Background: Pre-operative identification of reliable predictors of post-operative pain may lead to improved pain management strategies. We investigated the correlation between pre-operative pain, psychometric variables, response to heat stimuli and post-operative pain following a laparoscopic tubal ligation procedure.
Methods: Assessments of anxiety, mood, psychological vulnerability and pre-operative pain were made before surgery using the State-Trait Anxiety Inventory (STAI), the Hospital Anxiety Depression Scale (HADS), a psychological vulnerability test and the Short-Form McGill Pain Questionnaire (SF-MPQ), respectively. Pre-operative assessments of thermal thresholds and pain response to randomized series of heat stimuli (1 s, 44–48 °C) were made with quantitative sensory testing technique. Post-operative pain intensity was evaluated daily by a visual analogue scale during rest and during standardized dynamic conditions for 10 days following surgery. Univariate and multivariate regression analyses were used to construct prediction models.

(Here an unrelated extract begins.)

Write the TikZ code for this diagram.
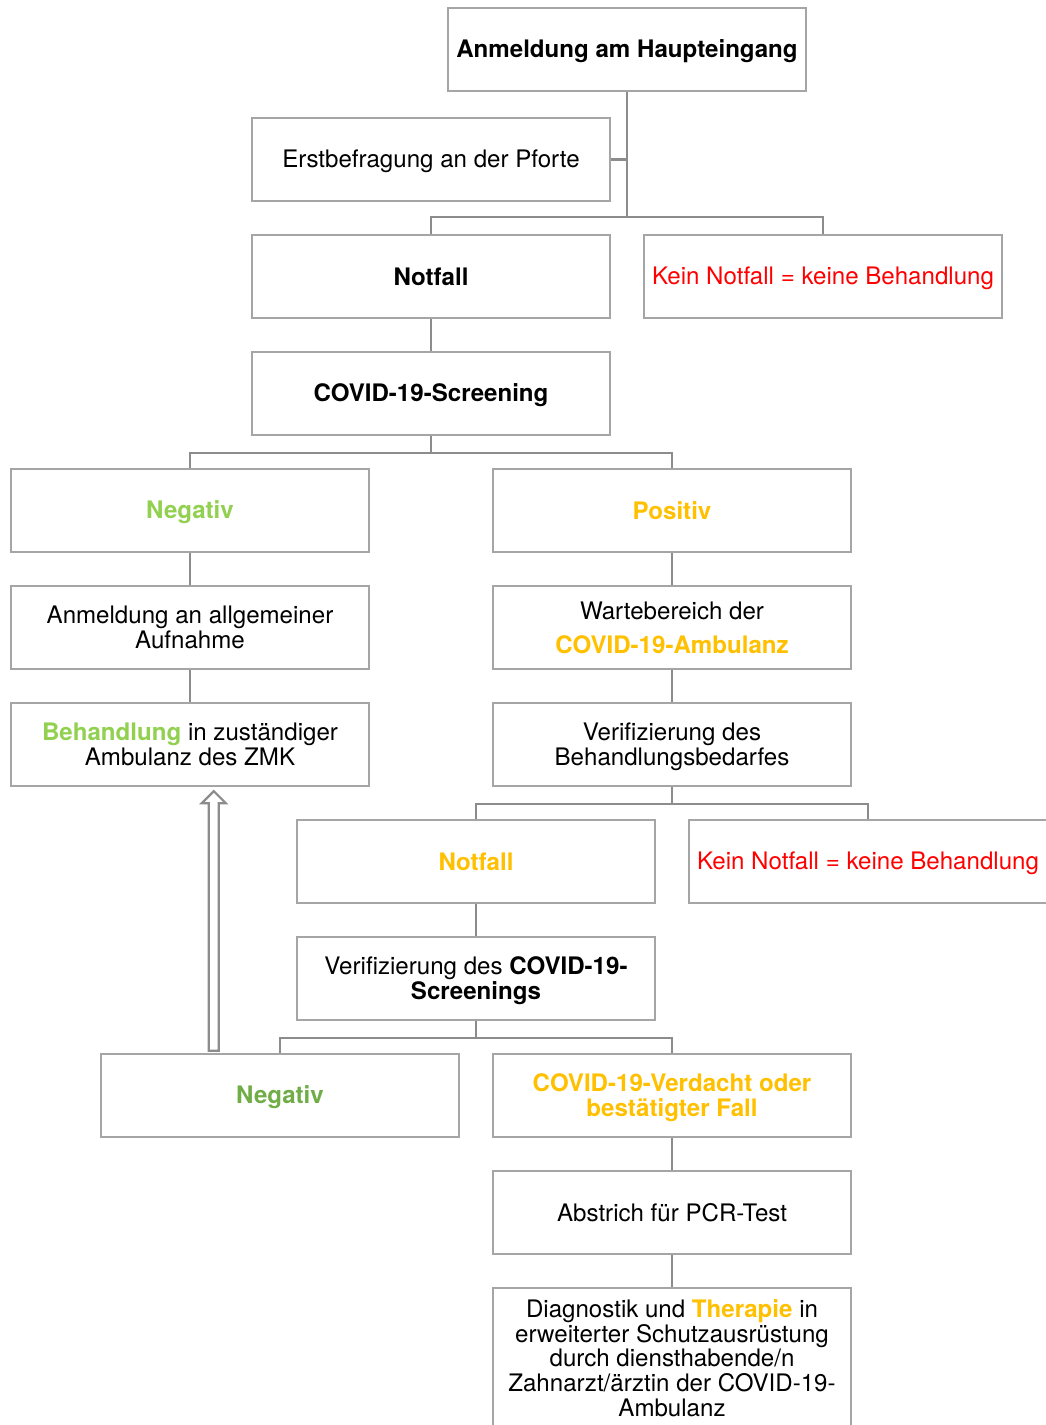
\documentclass[tikz,border=0pt]{standalone}
\usepackage{fontspec}
\setmainfont{TeX Gyre Heros}
\usetikzlibrary{calc}
\definecolor{boxgray}{HTML}{A5A5A5}
\definecolor{linegray}{HTML}{8C8C8C}
\definecolor{alertred}{HTML}{FF0000}
\definecolor{covidyellow}{HTML}{FFC000}
\definecolor{lightgreen}{HTML}{92D050}
\definecolor{darkgreen}{HTML}{70AD47}
\newcommand{\flowfont}{\fontsize{24.1}{24.6}\selectfont}
% single-line labels sit a little lower in their boxes
\newcommand{\lo}[1]{\raisebox{-2pt}[\height][\depth]{#1}}
\begin{document}
\begin{tikzpicture}[x=1pt,y=-1pt,
  flowbox/.style={draw=boxgray, line width=2.4pt, fill=white,
    minimum width=358pt, minimum height=83pt, inner sep=0pt,
    align=center, font=\flowfont},
  conn/.style={draw=linegray, line width=2.4pt},
  hollowarrow/.style={draw=linegray, line width=2.2pt, fill=white, line join=miter}]
\useasboundingbox (0,0) rectangle (1045,1425);

% boxes
\node[flowbox] (b1) at (627,49.5) {\lo{\textbf{Anmeldung am Haupteingang}}};
\node[flowbox] (b2) at (431,159.5) {\lo{Erstbefragung an der Pforte}};
\node[flowbox] (b3) at (431,276.5) {\textbf{Notfall}};
\node[flowbox] (b4) at (823,276.5) {\lo{\textcolor{alertred}{Kein Notfall = keine Behandlung}}};
\node[flowbox] (b5) at (431,393.5) {\lo{\textbf{COVID-19-Screening}}};
\node[flowbox] (b6) at (190,510.5) {\lo{\textcolor{lightgreen}{\textbf{Negativ}}}};
\node[flowbox] (b7) at (672,510.5) {\textcolor{covidyellow}{\textbf{Positiv}}};
\node[flowbox] (b8) at (190,627.5) {Anmeldung an allgemeiner\\Aufnahme};
\node[flowbox] (b9) at (672,627.5) {Wartebereich der\\[9.4pt]\textcolor{covidyellow}{\textbf{COVID-19-Ambulanz}}};
\node[flowbox] (b10) at (190,744.5) {\textcolor{lightgreen}{\textbf{Behandlung}} in zuständiger\\Ambulanz des ZMK};
\node[flowbox] (b11) at (672,744.5) {\lo{Verifizierung des}\\\lo{Behandlungsbedarfes}};
\node[flowbox] (b12) at (476,861.5) {\textcolor{covidyellow}{\textbf{Notfall}}};
\node[flowbox] (b13) at (868,861.5) {\lo{\textcolor{alertred}{Kein Notfall = keine Behandlung}}};
\node[flowbox] (b14) at (476,978.5) {\lo{Verifizierung des \textbf{COVID-19-}}\\\lo{\textbf{Screenings}}};
\node[flowbox] (b15) at (280,1095.5) {\lo{\textcolor{darkgreen}{\textbf{Negativ}}}};
\node[flowbox] (b16) at (672,1095.5) {\lo{\textcolor{covidyellow}{\textbf{COVID-19-Verdacht oder}}}\\\lo{\textcolor{covidyellow}{\textbf{bestätigter Fall}}}};
\node[flowbox] (b17) at (672,1212.5) {Abstrich für PCR-Test};
\node[flowbox, minimum height=140pt] (b18) at (672,1358) {Diagnostik und \textcolor{covidyellow}{\textbf{Therapie}} in\\erweiterter Schutzausrüstung\\durch diensthabende/n\\Zahnarzt/ärztin der COVID-19-\\Ambulanz};

% branch: entrance -> emergency / no emergency
\coordinate (j1) at ($(b3.north)+(0,-17)$);
\draw[conn] (b1.south) -- (b1.south |- j1);
\draw[conn] (b2.east) -- (b2.east -| b1.south);
\draw[conn] (b3.north) -- (j1) -| (b4.north);
\draw[conn] (b3.south) -- (b5.north);

% branch: screening result
\coordinate (j2) at ($(b5.south)+(0,17)$);
\draw[conn] (b5.south) -- (j2);
\draw[conn] (b6.north) |- (j2) -| (b7.north);
\draw[conn] (b6.south) -- (b8.north);
\draw[conn] (b8.south) -- (b10.north);
\draw[conn] (b7.south) -- (b9.north);
\draw[conn] (b9.south) -- (b11.north);

% branch: treatment need
\coordinate (j3) at ($(b11.south)+(0,17)$);
\draw[conn] (b11.south) -- (j3);
\draw[conn] (b12.north) |- (j3) -| (b13.north);
\draw[conn] (b12.south) -- (b14.north);

% branch: second screening
\coordinate (j4) at ($(b14.south)+(0,17)$);
\draw[conn] (b14.south) -- (j4);
\draw[conn] (b15.north) |- (j4) -| (b16.north);
\draw[conn] (b16.south) -- (b17.north);
\draw[conn] (b17.south) -- (b18.north);

% hollow block arrow from negative re-screening up to treatment
\coordinate (ab) at ($(b15.north west)+(114,-2)$);
\coordinate (at) at ($(ab |- b10.south)+(0,4)$);
\draw[hollowarrow] ($(ab)+(-5,0)$) -- ($(at)+(-5,12)$) -- ($(at)+(-12,12)$)
  -- (at) -- ($(at)+(12,12)$) -- ($(at)+(5,12)$) -- ($(ab)+(5,0)$) -- cycle;
\end{tikzpicture}
\end{document}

Results: Fifty-nine patients completed the study. Post-operative pain was significantly correlated with pre-operative pain (SF-MPQ), heat pain perception, psychological vulnerability, STAI and HADS. In the multiple regression model pre-operative pain and heat pain perception were significant predictive factors (R=0.537–0.609).
Conclusion: The study indicates that pre-surgical pain and heat pain sensitivity are important pre-operative indicators of post-operative pain intensity, while psychological factors like vulnerability and anxiety seem to contribute to a lesser degree after laparoscopic tubal ligation. The prediction model accounted for 29–43% of the total variance in post-operative movement-related pain.